- Problem description
Please retype the data in full and exactly; the pictures are not part of the copy.

- Supplied information
--------------------------------

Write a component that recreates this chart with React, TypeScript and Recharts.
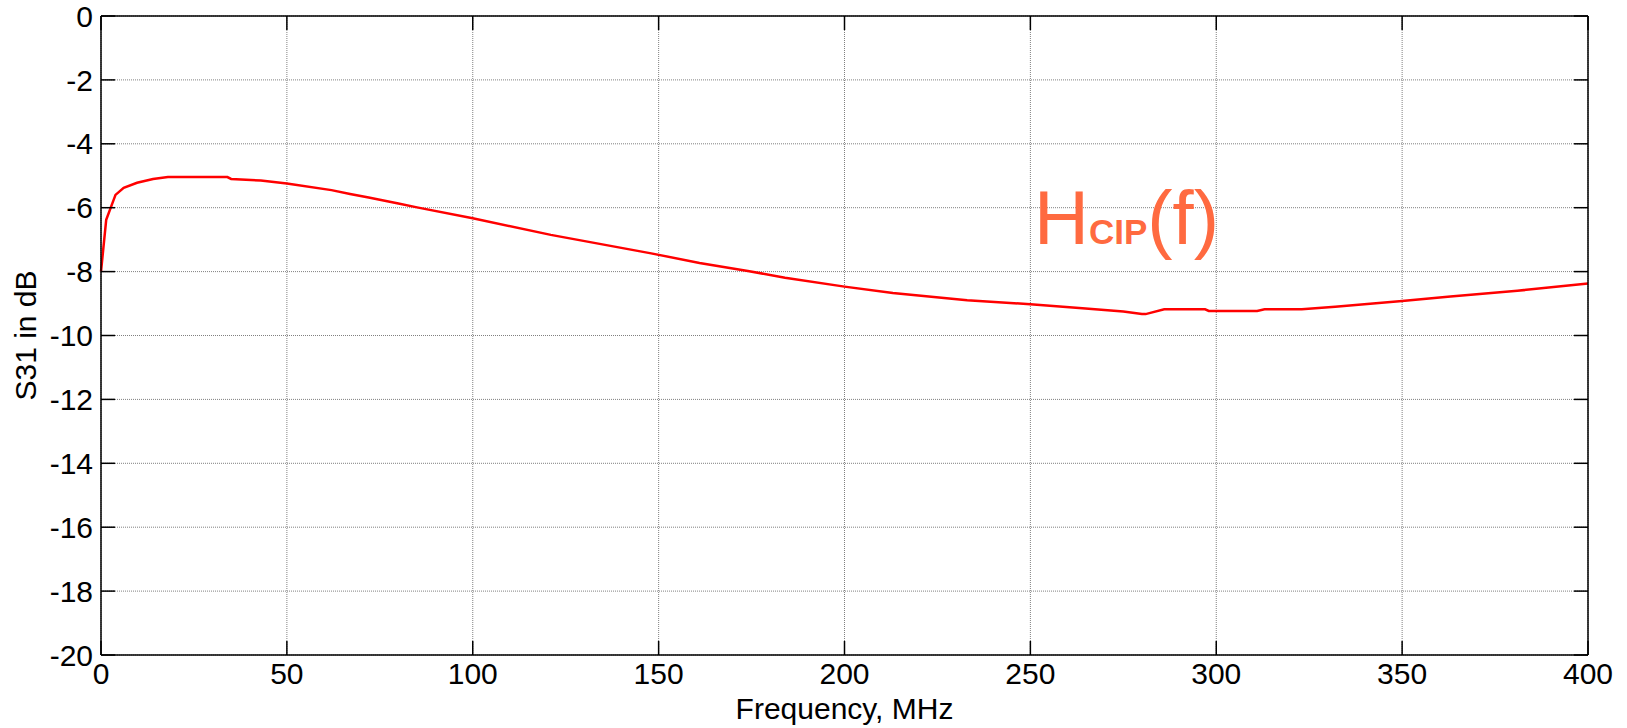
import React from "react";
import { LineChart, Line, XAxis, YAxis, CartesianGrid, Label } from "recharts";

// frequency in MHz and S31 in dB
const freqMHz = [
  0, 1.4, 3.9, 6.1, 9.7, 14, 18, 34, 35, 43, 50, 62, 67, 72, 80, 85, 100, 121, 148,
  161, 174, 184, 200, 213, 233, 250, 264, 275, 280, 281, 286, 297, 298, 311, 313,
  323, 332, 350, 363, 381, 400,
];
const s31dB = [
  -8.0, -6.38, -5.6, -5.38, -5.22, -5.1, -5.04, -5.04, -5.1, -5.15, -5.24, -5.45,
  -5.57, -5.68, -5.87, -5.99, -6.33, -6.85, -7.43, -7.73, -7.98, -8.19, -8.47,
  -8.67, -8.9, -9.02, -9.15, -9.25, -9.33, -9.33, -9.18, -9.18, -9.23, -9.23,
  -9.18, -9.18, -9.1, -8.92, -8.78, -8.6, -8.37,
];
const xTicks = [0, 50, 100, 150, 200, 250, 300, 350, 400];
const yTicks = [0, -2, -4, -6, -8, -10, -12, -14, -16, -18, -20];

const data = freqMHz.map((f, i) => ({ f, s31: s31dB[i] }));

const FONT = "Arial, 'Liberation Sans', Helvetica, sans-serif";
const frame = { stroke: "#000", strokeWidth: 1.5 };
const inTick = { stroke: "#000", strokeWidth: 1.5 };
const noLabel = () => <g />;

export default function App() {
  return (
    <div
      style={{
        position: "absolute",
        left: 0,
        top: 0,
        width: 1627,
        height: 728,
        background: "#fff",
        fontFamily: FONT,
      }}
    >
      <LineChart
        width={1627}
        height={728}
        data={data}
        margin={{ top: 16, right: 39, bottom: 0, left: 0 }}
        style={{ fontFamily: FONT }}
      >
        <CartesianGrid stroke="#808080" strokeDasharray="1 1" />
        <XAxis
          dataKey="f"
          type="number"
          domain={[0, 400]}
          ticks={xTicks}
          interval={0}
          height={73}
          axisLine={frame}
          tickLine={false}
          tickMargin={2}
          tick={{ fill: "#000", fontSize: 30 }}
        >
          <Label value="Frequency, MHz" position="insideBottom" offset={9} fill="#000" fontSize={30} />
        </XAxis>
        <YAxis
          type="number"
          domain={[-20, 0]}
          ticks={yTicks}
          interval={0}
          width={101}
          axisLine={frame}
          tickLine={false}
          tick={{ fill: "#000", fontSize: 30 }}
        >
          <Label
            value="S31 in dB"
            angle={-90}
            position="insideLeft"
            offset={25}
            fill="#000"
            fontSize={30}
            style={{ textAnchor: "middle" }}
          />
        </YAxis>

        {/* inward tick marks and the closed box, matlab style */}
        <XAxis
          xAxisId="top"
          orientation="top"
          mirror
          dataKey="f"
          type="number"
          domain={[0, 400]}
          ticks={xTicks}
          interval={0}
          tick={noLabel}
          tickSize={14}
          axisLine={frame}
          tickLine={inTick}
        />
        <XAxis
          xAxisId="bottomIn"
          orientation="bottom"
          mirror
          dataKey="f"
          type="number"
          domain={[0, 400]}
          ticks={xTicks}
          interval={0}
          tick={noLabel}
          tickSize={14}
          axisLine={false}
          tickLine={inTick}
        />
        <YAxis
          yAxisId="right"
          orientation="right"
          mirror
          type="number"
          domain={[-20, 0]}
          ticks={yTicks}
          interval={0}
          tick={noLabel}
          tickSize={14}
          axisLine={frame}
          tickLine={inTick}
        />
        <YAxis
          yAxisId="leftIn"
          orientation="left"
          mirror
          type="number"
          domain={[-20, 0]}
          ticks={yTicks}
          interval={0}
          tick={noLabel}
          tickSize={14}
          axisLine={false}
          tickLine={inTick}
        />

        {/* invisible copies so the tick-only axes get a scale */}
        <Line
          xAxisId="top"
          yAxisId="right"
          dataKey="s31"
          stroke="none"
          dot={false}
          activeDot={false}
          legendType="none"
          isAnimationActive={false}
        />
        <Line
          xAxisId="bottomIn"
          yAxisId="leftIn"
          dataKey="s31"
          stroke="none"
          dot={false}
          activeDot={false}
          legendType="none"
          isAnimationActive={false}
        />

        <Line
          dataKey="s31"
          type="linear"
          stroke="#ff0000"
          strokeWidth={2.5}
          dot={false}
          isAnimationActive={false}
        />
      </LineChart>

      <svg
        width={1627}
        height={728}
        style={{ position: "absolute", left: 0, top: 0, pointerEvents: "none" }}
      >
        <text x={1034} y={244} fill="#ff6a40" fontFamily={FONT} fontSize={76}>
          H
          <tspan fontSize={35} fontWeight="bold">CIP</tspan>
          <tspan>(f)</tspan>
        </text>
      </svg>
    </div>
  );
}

--------------------------------

- Final answer
Write a component that recreates this chart with React, TypeScript and Recharts.
import React from "react";
import { LineChart, Line, XAxis, YAxis, CartesianGrid, Label } from "recharts";

// frequency in MHz and S31 in dB
const freqMHz = [
  0, 1.4, 3.9, 6.1, 9.7, 14, 18, 34, 35, 43, 50, 62, 67, 72, 80, 85, 100, 121, 148,
  161, 174, 184, 200, 213, 233, 250, 264, 275, 280, 281, 286, 297, 298, 311, 313,
  323, 332, 350, 363, 381, 400,
];
const s31dB = [
  -8.0, -6.38, -5.6, -5.38, -5.22, -5.1, -5.04, -5.04, -5.1, -5.15, -5.24, -5.45,
  -5.57, -5.68, -5.87, -5.99, -6.33, -6.85, -7.43, -7.73, -7.98, -8.19, -8.47,
  -8.67, -8.9, -9.02, -9.15, -9.25, -9.33, -9.33, -9.18, -9.18, -9.23, -9.23,
  -9.18, -9.18, -9.1, -8.92, -8.78, -8.6, -8.37,
];
const xTicks = [0, 50, 100, 150, 200, 250, 300, 350, 400];
const yTicks = [0, -2, -4, -6, -8, -10, -12, -14, -16, -18, -20];

const data = freqMHz.map((f, i) => ({ f, s31: s31dB[i] }));

const FONT = "Arial, 'Liberation Sans', Helvetica, sans-serif";
const frame = { stroke: "#000", strokeWidth: 1.5 };
const inTick = { stroke: "#000", strokeWidth: 1.5 };
const noLabel = () => <g />;

export default function App() {
  return (
    <div
      style={{
        position: "absolute",
        left: 0,
        top: 0,
        width: 1627,
        height: 728,
        background: "#fff",
        fontFamily: FONT,
      }}
    >
      <LineChart
        width={1627}
        height={728}
        data={data}
        margin={{ top: 16, right: 39, bottom: 0, left: 0 }}
        style={{ fontFamily: FONT }}
      >
        <CartesianGrid stroke="#808080" strokeDasharray="1 1" />
        <XAxis
          dataKey="f"
          type="number"
          domain={[0, 400]}
          ticks={xTicks}
          interval={0}
          height={73}
          axisLine={frame}
          tickLine={false}
          tickMargin={2}
          tick={{ fill: "#000", fontSize: 30 }}
        >
          <Label value="Frequency, MHz" position="insideBottom" offset={9} fill="#000" fontSize={30} />
        </XAxis>
        <YAxis
          type="number"
          domain={[-20, 0]}
          ticks={yTicks}
          interval={0}
          width={101}
          axisLine={frame}
          tickLine={false}
          tick={{ fill: "#000", fontSize: 30 }}
        >
          <Label
            value="S31 in dB"
            angle={-90}
            position="insideLeft"
            offset={25}
            fill="#000"
            fontSize={30}
            style={{ textAnchor: "middle" }}
          />
        </YAxis>

        {/* inward tick marks and the closed box, matlab style */}
        <XAxis
          xAxisId="top"
          orientation="top"
          mirror
          dataKey="f"
          type="number"
          domain={[0, 400]}
          ticks={xTicks}
          interval={0}
          tick={noLabel}
          tickSize={14}
          axisLine={frame}
          tickLine={inTick}
        />
        <XAxis
          xAxisId="bottomIn"
          orientation="bottom"
          mirror
          dataKey="f"
          type="number"
          domain={[0, 400]}
          ticks={xTicks}
          interval={0}
          tick={noLabel}
          tickSize={14}
          axisLine={false}
          tickLine={inTick}
        />
        <YAxis
          yAxisId="right"
          orientation="right"
          mirror
          type="number"
          domain={[-20, 0]}
          ticks={yTicks}
          interval={0}
          tick={noLabel}
          tickSize={14}
          axisLine={frame}
          tickLine={inTick}
        />
        <YAxis
          yAxisId="leftIn"
          orientation="left"
          mirror
          type="number"
          domain={[-20, 0]}
          ticks={yTicks}
          interval={0}
          tick={noLabel}
          tickSize={14}
          axisLine={false}
          tickLine={inTick}
        />

        {/* invisible copies so the tick-only axes get a scale */}
        <Line
          xAxisId="top"
          yAxisId="right"
          dataKey="s31"
          stroke="none"
          dot={false}
          activeDot={false}
          legendType="none"
          isAnimationActive={false}
        />
        <Line
          xAxisId="bottomIn"
          yAxisId="leftIn"
          dataKey="s31"
          stroke="none"
          dot={false}
          activeDot={false}
          legendType="none"
          isAnimationActive={false}
        />

        <Line
          dataKey="s31"
          type="linear"
          stroke="#ff0000"
          strokeWidth={2.5}
          dot={false}
          isAnimationActive={false}
        />
      </LineChart>

      <svg
        width={1627}
        height={728}
        style={{ position: "absolute", left: 0, top: 0, pointerEvents: "none" }}
      >
        <text x={1034} y={244} fill="#ff6a40" fontFamily={FONT} fontSize={76}>
          H
          <tspan fontSize={35} fontWeight="bold">CIP</tspan>
          <tspan>(f)</tspan>
        </text>
      </svg>
    </div>
  );
}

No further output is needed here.